I turn off the cycle collector in my realtime apps. I prefer designing a clean, solid system that isn't reliant on cycles without my direct knowing. I guess that's just my inner control freak though.


It's not just like other languages. Other languages don't segfault when you use shared memory.


What in the HELL are you talking about? The thread local GC won't even produce anything on the shared heap - it's thread local. Shared memory is manual memory only - Just like C, C++, Ada, and every other manual memory management language. And when the shared GC (which will have to be used explicitly) is implemented - it'll be just like Java, OCaml, and every other shared memory garbage collected language. What in God's does that even mean - segfaults when you use shared memory? It only segfaults if, like in every single other language, you didn't take the time to think out your design and are dereferencing dead memory.

Oh, and I said that it has locks like every other language.
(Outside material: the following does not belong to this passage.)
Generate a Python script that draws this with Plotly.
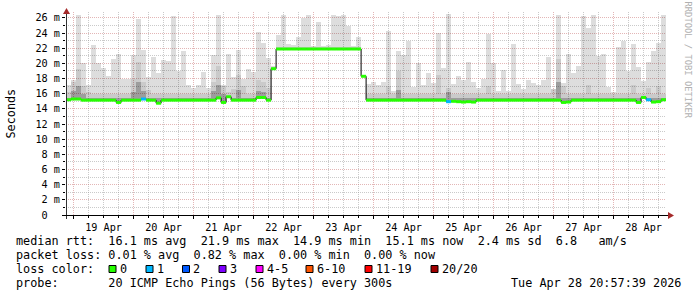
import pandas as pd
import plotly.graph_objects as go

# ---------------- data (2-hour consolidated steps, starting 2026-04-18 21:00) -------------
start_time = "2026-04-18 21:00"
step_hours = 2
window = ["2026-04-18 20:57:39", "2026-04-28 20:57:39"]

# median round-trip time (ms)
median_ms = [
    15.2, 15.3, 15.3, 15.15, 15.15, 15.15, 15.15, 15.15, 15.15, 15.15,
    14.85, 15.15, 15.15, 15.15, 15.15, 15.3, 15.15, 15.15, 14.75, 15.15,
    15.15, 15.15, 15.15, 15.15, 15.15, 15.15, 15.15, 15.15, 15.15, 15.15,
    15.45, 14.85, 15.6, 15.15, 15.15, 15.15, 15.15, 15.15, 15.5, 15.5,
    15.15, 19.3, 21.9, 21.9, 21.9, 21.9, 21.9, 21.9, 21.9, 21.9,
    21.9, 21.9, 21.9, 21.9, 21.9, 21.9, 21.9, 21.9, 21.9, 18.3,
    15.15, 15.15, 15.15, 15.15, 15.15, 15.15, 15.15, 15.15, 15.15, 15.15,
    15.15, 15.15, 15.15, 15.15, 15.15, 15.15, 14.95, 15.0, 14.95, 14.9,
    14.95, 14.9, 15.15, 15.15, 15.15, 15.15, 15.15, 15.15, 15.15, 15.15,
    15.15, 15.15, 15.15, 15.15, 15.15, 15.15, 15.15, 15.15, 15.15, 14.85,
    14.9, 15.15, 15.15, 15.15, 15.15, 15.15, 15.15, 15.15, 15.15, 15.15,
    15.15, 15.15, 15.15, 15.15, 14.85, 15.5, 15.2, 14.9, 14.95, 15.2,
]
# highest ping of the step (top of the light smoke)
max_ms = [
    17.2, 17.8, 26.4, 20.0, 17.1, 22.4, 20.0, 19.4, 18.4, 20.6,
    21.2, 18.0, 18.0, 21.1, 25.8, 21.8, 18.2, 20.9, 18.7, 20.4,
    20.3, 26.3, 19.0, 21.6, 17.1, 16.8, 17.1, 18.9, 16.8, 21.1,
    26.4, 17.2, 21.3, 18.2, 21.8, 18.0, 19.3, 18.9, 24.1, 22.7,
    20.7, 19.6, 23.7, 26.4, 22.5, 22.4, 23.5, 26.0, 26.4, 22.3,
    25.5, 22.3, 22.4, 26.4, 26.2, 26.4, 25.0, 22.3, 23.5, 18.5,
    17.3, 17.6, 17.1, 17.5, 24.3, 16.4, 21.6, 21.1, 22.9, 16.9,
    20.0, 17.1, 18.7, 17.4, 24.0, 19.4, 26.5, 17.3, 18.4, 17.8,
    20.2, 17.6, 16.8, 18.0, 23.9, 20.0, 16.4, 19.1, 16.4, 22.5,
    17.3, 16.6, 17.8, 17.4, 17.1, 17.8, 20.8, 16.6, 26.4, 17.4,
    21.2, 18.7, 19.7, 26.2, 24.7, 26.4, 21.0, 21.2, 16.9, 16.2,
    22.1, 23.0, 19.0, 22.5, 19.5, 17.7, 20.2, 21.6, 22.7, 26.4,
]
# upper-middle ping of the step (top of the medium smoke)
mid_ms = [
    16.2, 17.5, 19.3, 17.0, 16.2, 16.0, 16.0, 16.0, 16.0, 16.0,
    16.0, 16.0, 16.0, 18.0, 20.2, 17.5, 16.5, 16.0, 16.0, 16.0,
    16.0, 16.0, 16.0, 16.0, 16.0, 16.0, 16.0, 16.0, 16.0, 17.5,
    19.6, 17.0, 16.2, 16.6, 18.5, 17.0, 16.0, 16.0, 17.8, 17.5,
    16.8, 19.5, 22.2, 22.2, 22.2, 22.2, 22.2, 22.2, 22.2, 22.2,
    22.2, 22.2, 22.2, 22.2, 22.2, 22.2, 22.2, 22.2, 22.2, 18.45,
    16.0, 16.0, 16.0, 16.0, 17.0, 16.0, 19.0, 16.0, 16.0, 16.0,
    16.0, 16.0, 16.0, 16.0, 18.5, 16.0, 16.8, 16.0, 16.0, 16.0,
    16.0, 16.0, 16.0, 16.0, 17.0, 16.0, 16.0, 16.0, 16.0, 16.0,
    16.0, 16.0, 16.0, 16.0, 16.0, 16.0, 16.0, 16.6, 20.6, 17.0,
    16.0, 16.0, 16.0, 16.0, 17.2, 16.0, 16.0, 16.0, 16.0, 16.0,
    16.0, 16.0, 16.0, 17.2, 16.0, 16.0, 16.8, 16.0, 17.0, 16.0,
]
# lower-middle ping of the step (top of the dark smoke)
dark_ms = [
    15.5, 16.3, 17.0, 16.0, 15.5, 15.5, 15.5, 15.5, 15.5, 15.5,
    15.5, 15.5, 15.5, 16.2, 17.5, 16.3, 15.5, 15.5, 15.5, 15.5,
    15.5, 15.5, 15.5, 15.5, 15.5, 15.5, 15.5, 15.5, 15.5, 16.3,
    17.2, 16.0, 15.7, 15.5, 16.5, 15.5, 15.5, 15.5, 16.4, 16.2,
    15.5, 19.4, 22.05, 22.05, 22.05, 22.05, 22.05, 22.05, 22.05, 22.05,
    22.05, 22.05, 22.05, 22.05, 22.05, 22.05, 22.05, 22.05, 22.05, 18.4,
    15.5, 15.5, 15.5, 15.5, 15.5, 15.5, 16.5, 15.5, 15.5, 15.5,
    15.5, 15.5, 15.5, 15.5, 15.5, 15.5, 16.2, 15.5, 15.5, 15.5,
    15.5, 15.5, 15.5, 15.5, 15.5, 15.5, 15.5, 15.5, 15.5, 15.5,
    15.5, 15.5, 15.5, 15.5, 15.5, 15.5, 15.5, 15.5, 17.5, 15.5,
    15.5, 15.5, 15.5, 15.5, 15.5, 15.5, 15.5, 15.5, 15.5, 15.5,
    15.5, 15.5, 15.5, 15.5, 15.5, 15.7, 15.5, 15.5, 15.5, 15.5,
]
# lost pings per step (of 20)
lost_pings = [0] * 120
for _i in (15, 76, 116):
    lost_pings[_i] = 1

loss_labels = ["0", "1", "2", "3", "4-5", "6-10", "11-19", "20/20"]
loss_upper = [0, 1, 2, 3, 5, 10, 19, 20]
loss_colors = ["#26ff00", "#00b8ff", "#0059ff", "#7e00ff", "#ff00ff", "#ff5500", "#ff0000", "#a10000"]

y_ticks = list(range(0, 27, 2))
y_labels = ["0\u00a0\u00a0"] + [f"{v}\u00a0m" for v in y_ticks[1:]]

line_rtt = "median rtt:  16.1 ms avg  21.9 ms max  14.9 ms min  15.1 ms now  2.4 ms sd  6.8   am/s"
line_loss = "packet loss: 0.01 % avg  0.82 % max  0.00 % min  0.00 % now"
line_color = "loss color:"
line_probe = "probe:       20 ICMP Echo Pings (56 Bytes) every 300s"
stamp = "Tue Apr 28 20:57:39 2026"

# ---------------- layout geometry -------------
W, H = 697, 297
ML, MR, MT, MB = 66, 31, 12, 82
PW, PH = W - ML - MR, H - MT - MB
PX_PER_MS = 7.58
FONT = "DejaVu Sans Mono"
LEG_SIZE = 11.8


def X(px):
    return (px - ML) / PW


def Y(py):
    return (H - MB - py) / PH


def nb(s):
    return s.replace(" ", "\u00a0")


step = pd.Timedelta(hours=step_hours)
t0 = pd.Timestamp(start_time)
n = len(median_ms)
times = [t0 + step * i for i in range(n)]
centers = [t + step / 2 for t in times]
width_ms = step.total_seconds() * 1000

fig = go.Figure()

# smoke (semi-transparent so the grid shows through as in rrdtool)
for top, col in [(max_ms, "rgba(0,0,0,0.133)"), (mid_ms, "rgba(0,0,0,0.085)"), (dark_ms, "rgba(0,0,0,0.22)")]:
    fig.add_trace(go.Bar(
        x=centers, y=[a - b for a, b in zip(top, median_ms)], base=median_ms,
        width=width_ms, marker=dict(color=col, line=dict(width=0)),
        hoverinfo="skip", showlegend=False))

# black step connector of the median
fig.add_trace(go.Scatter(
    x=times + [times[-1] + step], y=median_ms + [median_ms[-1]], mode="lines",
    line=dict(color="#000000", width=1, shape="hv"), hoverinfo="skip", showlegend=False))


def bucket(lost):
    for k, up in enumerate(loss_upper):
        if lost <= up:
            return k
    return len(loss_upper) - 1


for k, col in enumerate(loss_colors):
    sx, sy = [], []
    for i in range(n):
        if bucket(lost_pings[i]) == k:
            sx += [times[i], times[i] + step, None]
            sy += [median_ms[i], median_ms[i], None]
    if sx:
        fig.add_trace(go.Scatter(x=sx, y=sy, mode="lines", line=dict(color=col, width=3),
                                 hoverinfo="skip", showlegend=False))

MAJ = "rgba(200,110,110,0.5)"
MIN = "rgba(150,150,150,0.5)"
DOT = "1px,1px"

fig.update_xaxes(
    type="date", range=window, tick0="2026-04-19", dtick=86400000,
    tickformat="%d %b", ticklabelmode="period",
    showgrid=True, gridcolor=MAJ, griddash=DOT, gridwidth=1,
    showline=False, zeroline=False, ticks="outside", ticklen=3, tickcolor="#000",
    tickfont=dict(family=FONT, size=10.2, color="#000"),
    minor=dict(dtick=6 * 3600000, tick0="2026-04-19", showgrid=True, gridcolor=MIN,
               griddash=DOT, ticks="outside", ticklen=2, tickcolor="#000"),
    layer="above traces", fixedrange=True)

fig.update_yaxes(
    range=[0, PH / PX_PER_MS], tickmode="array", tickvals=y_ticks, ticktext=y_labels,
    showgrid=True, gridcolor=MAJ, griddash=DOT, gridwidth=1,
    showline=False, zeroline=False, ticks="outside", ticklen=3, tickcolor="#000",
    tickfont=dict(family=FONT, size=10.2, color="#000"),
    minor=dict(tickmode="array", tickvals=list(range(1, 27, 2)), showgrid=True,
               gridcolor=MIN, griddash=DOT, ticks="outside", ticklen=2, tickcolor="#000"),
    layer="above traces", fixedrange=True)

shapes = [
    dict(type="line", xref="paper", yref="paper", x0=X(66.5), x1=X(66.5), y0=Y(219), y1=Y(13),
         line=dict(color="#333333", width=1)),
    dict(type="line", xref="paper", yref="paper", x0=X(62), x1=X(669), y0=Y(215.5), y1=Y(215.5),
         line=dict(color="#000000", width=1)),
    dict(type="path", xref="paper", yref="paper",
         path=f"M {X(66.5)} {Y(8)} L {X(63)} {Y(14)} L {X(70)} {Y(14)} Z",
         fillcolor="#a52a2a", line=dict(width=0)),
    dict(type="path", xref="paper", yref="paper",
         path=f"M {X(674)} {Y(215.5)} L {X(668)} {Y(212)} L {X(668)} {Y(219)} Z",
         fillcolor="#a52a2a", line=dict(width=0)),
]

ann = []


def txt(s, px, py, anchor="left", size=LEG_SIZE, color="#000", angle=0):
    ann.append(dict(text=nb(s), x=X(px), y=Y(py), xref="paper", yref="paper", xanchor=anchor,
                    yanchor="middle", showarrow=False, borderpad=0, borderwidth=0,
                    textangle=angle, font=dict(family=FONT, size=size, color=color)))


txt(line_rtt, 16, 241)
txt(line_loss, 16, 255)
txt(line_color, 16, 269)
box_x = [109, 146, 182.5, 219, 256, 306, 365, 431]
for lab, col, bx in zip(loss_labels, loss_colors, box_x):
    shapes.append(dict(type="rect", xref="paper", yref="paper", x0=X(bx), x1=X(bx + 7),
                       y0=Y(272.5), y1=Y(265.5), fillcolor=col, line=dict(color="#000", width=1)))
    txt(lab, bx + 10.5, 269)
txt(line_probe, 16, 283)
txt(stamp, 681, 283, anchor="right")

txt("Seconds", 10.5, 114, anchor="center", angle=-90)
txt("RRDTOOL / TOBI OETIKER", 687.5, 60, anchor="center", size=8.8, color="#b0b0b0", angle=90)

fig.update_layout(
    width=W, height=H, margin=dict(l=ML, r=MR, t=MT, b=MB, pad=0),
    paper_bgcolor="#ffffff", plot_bgcolor="#ffffff",
    barmode="overlay", bargap=0, showlegend=False,
    shapes=shapes, annotations=ann, font=dict(family=FONT))

fig.write_html("out.html")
I didn't mean shared memory like every other language.

Finally - if you're just being smug at how smart rust is for having lifetime tracking and all those pointer types/restrictions - I don't think it's all that great; Nor did the gaming community when they got their hands on it last; Nor do many others who agree in the opinion that rust is just too complex while being too restricted.


Calm down. All I was saying was that Nimrod is in a somewhat isolated space in which memory management is automatic and safe except for when memory is shared between threads. I'm a bit skeptical of this, because memory management is at its most difficult exactly when multiple threads are involved. So I'm glad to see Nimrod is moving to a thread-safe GC (and I have nothing against Nimrod and would like to see it succeed).

Hybrid automatic and unsafe manual memory management (when the unsafe portion is for something really common like shared memory) is not something I'm really a fan of; it gives up safety while retaining the disadvantages of automatic memory management (lack of control, overhead). I think that safe automatic or fully manual schemes are the ones that have won out in practice because they get to fully exploit the advantages of their choices (safety in one case, control in the other).


Just one thing to point out - people wrongfully consider that an alternative to a non-deterministic GC is necessarily a manual memory management. There are automatic and deterministic memory management mechanisms, e.g. smart pointers in C++, Rust.


Fully agree.

To reinforce your point, many are unaware that the various forms of reference counting are also GC algorithms in CS speak.


> I really want to start using Nimrod for real work.

I have actually used both Rust and Nimrod for real work (same project, first Rust then rewrite in Nimrod). My experience is that Nimrod is far easier to handle than Rust. It feels like Python with the native speed of C. There are a lot of nice features built into Nimrod, for instance native Perl regular expressions and seamless import of C functions. As for me it is the most productive language I ever encountered. I know many languages.


Initially, I was kind of 'meh' towards Nimrod since Rust already looked so good. But when I recently read about the features, especially the metaprogramming and compile-time features, it seems like it could be really fun and powerful to program in.